Alex Ovechkin…one goal in seven games, that coming in Game 1. Nicklas Backstrom…just one even strength
point for the series. Mike Ribeiro…one
even strength point for the series (a game-winning overtime goal, so there was
that).
The Caps got ten points (three goals) from defensemen in the
series. Karl Alzner was the
second-leading point-getter (1-1-2) and was the only defenseman to finish on
the “plus” side of the plus-minus ledger (plus-3).
Troy Brouwer, Joel Ward, and Jason Chimera combined for two
goals, the same number scored by both Brian Boyle and Arron Asham.
Martin Erat, for whom the Capitals traded one of their top prospects, played three games plus four minutes in Game 4. His absence in Games 4-7 might have been missed just enough required some juggling among the forward lines.

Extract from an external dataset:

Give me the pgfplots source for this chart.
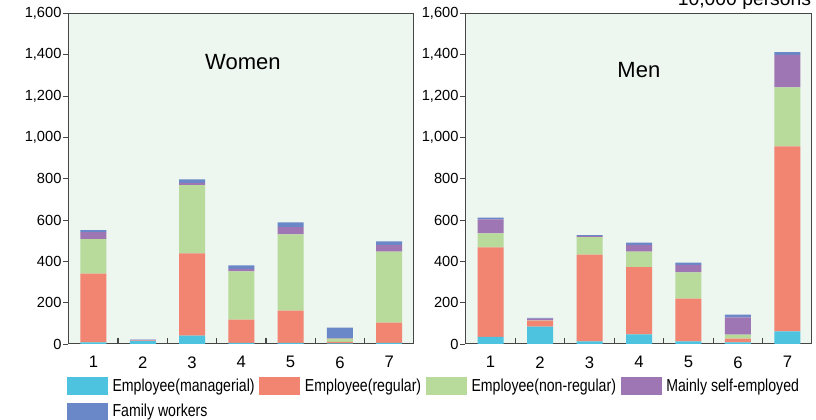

In a way, the disappointment of that outcome is mitigated to
a point by the fact that the Caps started the season in unsettled
circumstances, perhaps more so than most other teams. They weathered what could have been a
disastrous start to the season, a start made more dangerous by the abbreviated
schedule, and closed with a mad rush to reach the postseason. Their best player accepted a different role –
a new position – and scored goals at a pace that rivaled some of his best years
before or since.
But in the end, it was another first round exit, the 14th
time in 24 playoff appearances to that point the Caps were one-and-done. They fought the Rangers to a draw through six
games, then wilted in Game 7. They came
within a goal scored off their own player of perhaps forcing overtime in Game 6,
and the Caps had won both of the overtime games in the series played to that
point. The Caps had their chances in
that Game 6, despite the absence of any power plays – Ovechkin just after the
Brassard goal, Ribeiro on a backhand from all alone in the left wing circle,
Ovechkin on a one-timer from a Backstrom pass from below the goal line. They were oh, so close to driving that spike
into the Rangers’ season. But then you already
know the only things in which “close” counts.